7. Case Study: Fine‑Tuning BERT#
| Stage | LR | Batch Size | Epochs | Accuracy |
|---|---|---|---|---|
| Base Fine‑Tuning | 2e-5 | 16 | 3 | 88% |
| Higher LR (1e-4) | 1e-4 | 16 | 3 | 84% (divergence) |
| Adaptive Warm‑up | 1e-4 (warmup 20%) | 16 | 3 | 87% |
- Fine‑tuning BERT demands an LR in the 1e-5 to 5e-5 range.
- Warm‑up mitigates the risk of large gradient updates after re‑initializing word embeddings.
8. Conclusion#
The learning rate governs the dance between exploration and convergence. A judicious choice—or sequence—of learning rates can:
- Accelerate Training: Reduce epochs by orders of magnitude.
- Prevent Collapse: Avoid divergence that wastes GPU cycles.
- Enhance Performance: Enable the optimizer to find flatter, more generalizable minima.

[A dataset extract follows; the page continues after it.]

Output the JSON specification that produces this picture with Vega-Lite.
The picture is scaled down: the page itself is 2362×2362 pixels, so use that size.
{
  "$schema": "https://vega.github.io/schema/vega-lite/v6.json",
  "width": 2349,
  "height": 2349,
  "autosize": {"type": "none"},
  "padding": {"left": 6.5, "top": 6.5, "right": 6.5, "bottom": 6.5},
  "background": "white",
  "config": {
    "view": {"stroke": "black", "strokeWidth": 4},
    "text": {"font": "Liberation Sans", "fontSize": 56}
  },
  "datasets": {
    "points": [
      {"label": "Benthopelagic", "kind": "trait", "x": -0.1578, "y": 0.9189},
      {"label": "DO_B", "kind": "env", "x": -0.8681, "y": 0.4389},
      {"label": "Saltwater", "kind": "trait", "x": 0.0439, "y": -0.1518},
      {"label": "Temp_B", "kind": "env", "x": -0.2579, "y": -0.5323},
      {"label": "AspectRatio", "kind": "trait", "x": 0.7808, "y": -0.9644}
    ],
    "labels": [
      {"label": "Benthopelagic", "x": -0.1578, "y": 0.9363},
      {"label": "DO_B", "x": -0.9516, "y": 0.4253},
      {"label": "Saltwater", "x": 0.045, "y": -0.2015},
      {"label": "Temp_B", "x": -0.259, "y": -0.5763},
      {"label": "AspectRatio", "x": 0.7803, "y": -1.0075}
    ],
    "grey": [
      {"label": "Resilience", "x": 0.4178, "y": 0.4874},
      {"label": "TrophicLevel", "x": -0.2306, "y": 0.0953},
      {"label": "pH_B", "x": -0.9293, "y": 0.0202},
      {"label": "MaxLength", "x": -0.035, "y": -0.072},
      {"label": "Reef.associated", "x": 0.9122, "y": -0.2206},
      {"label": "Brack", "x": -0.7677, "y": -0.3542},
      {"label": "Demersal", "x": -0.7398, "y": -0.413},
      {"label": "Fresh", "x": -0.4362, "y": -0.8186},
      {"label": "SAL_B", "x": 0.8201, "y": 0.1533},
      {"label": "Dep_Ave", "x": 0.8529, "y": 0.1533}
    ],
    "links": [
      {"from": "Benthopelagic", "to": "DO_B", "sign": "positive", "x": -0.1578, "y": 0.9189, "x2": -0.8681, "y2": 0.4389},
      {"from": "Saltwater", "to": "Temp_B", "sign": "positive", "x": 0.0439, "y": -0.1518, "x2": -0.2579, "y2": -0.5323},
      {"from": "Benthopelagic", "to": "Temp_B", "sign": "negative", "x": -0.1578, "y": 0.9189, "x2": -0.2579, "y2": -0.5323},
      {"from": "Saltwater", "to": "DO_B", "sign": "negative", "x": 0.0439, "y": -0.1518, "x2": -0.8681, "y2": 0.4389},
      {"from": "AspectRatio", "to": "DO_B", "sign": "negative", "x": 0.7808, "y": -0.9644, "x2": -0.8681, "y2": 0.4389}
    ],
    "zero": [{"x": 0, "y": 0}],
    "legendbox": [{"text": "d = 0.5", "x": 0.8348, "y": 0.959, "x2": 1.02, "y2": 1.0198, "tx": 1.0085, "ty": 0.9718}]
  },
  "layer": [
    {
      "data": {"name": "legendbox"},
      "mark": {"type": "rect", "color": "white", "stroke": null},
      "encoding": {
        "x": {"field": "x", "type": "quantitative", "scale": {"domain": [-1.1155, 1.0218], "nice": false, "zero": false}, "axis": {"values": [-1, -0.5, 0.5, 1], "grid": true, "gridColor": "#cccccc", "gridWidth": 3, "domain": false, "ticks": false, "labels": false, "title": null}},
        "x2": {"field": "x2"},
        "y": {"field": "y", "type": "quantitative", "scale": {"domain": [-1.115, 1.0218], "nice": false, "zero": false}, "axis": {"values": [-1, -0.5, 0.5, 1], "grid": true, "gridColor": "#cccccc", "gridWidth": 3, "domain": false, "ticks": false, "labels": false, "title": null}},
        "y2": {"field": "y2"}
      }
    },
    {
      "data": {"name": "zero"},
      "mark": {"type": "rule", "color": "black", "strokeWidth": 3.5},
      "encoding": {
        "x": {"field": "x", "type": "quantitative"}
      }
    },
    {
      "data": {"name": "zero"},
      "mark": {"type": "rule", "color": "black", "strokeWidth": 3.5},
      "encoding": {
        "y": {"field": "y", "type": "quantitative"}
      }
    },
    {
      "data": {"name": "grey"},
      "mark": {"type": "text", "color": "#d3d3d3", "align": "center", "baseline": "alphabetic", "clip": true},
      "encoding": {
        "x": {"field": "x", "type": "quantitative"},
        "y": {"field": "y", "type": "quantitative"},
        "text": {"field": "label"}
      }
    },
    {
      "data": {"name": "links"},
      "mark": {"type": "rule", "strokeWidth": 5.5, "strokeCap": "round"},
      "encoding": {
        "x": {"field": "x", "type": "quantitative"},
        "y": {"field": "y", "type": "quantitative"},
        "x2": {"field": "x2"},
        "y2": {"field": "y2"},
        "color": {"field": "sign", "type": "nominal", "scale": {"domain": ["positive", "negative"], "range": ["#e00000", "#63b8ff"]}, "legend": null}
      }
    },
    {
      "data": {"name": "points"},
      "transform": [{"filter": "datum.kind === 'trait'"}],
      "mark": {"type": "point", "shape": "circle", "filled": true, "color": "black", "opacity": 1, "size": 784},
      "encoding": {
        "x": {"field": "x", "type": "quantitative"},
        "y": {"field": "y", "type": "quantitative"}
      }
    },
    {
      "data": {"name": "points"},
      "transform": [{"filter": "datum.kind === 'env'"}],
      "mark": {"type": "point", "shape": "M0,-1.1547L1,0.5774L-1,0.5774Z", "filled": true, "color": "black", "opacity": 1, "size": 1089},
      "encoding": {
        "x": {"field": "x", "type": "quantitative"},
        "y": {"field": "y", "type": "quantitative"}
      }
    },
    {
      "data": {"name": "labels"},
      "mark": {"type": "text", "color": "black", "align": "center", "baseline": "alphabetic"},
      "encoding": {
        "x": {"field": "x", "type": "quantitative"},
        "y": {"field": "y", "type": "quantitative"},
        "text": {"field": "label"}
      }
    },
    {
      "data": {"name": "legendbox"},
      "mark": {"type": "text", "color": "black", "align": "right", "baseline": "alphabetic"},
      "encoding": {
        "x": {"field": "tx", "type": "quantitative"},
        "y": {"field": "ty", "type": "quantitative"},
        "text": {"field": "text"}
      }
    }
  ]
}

By integrating modern schedulers, adaptive optimizers, and data‑driven heuristics, you can turn the learning rate from a nuisance into a powerful lever for model performance.
Takeaway: Treat the learning rate as the heartbeat of your training loop—tune it carefully, observe its rhythm, and let it guide your model to peak performance.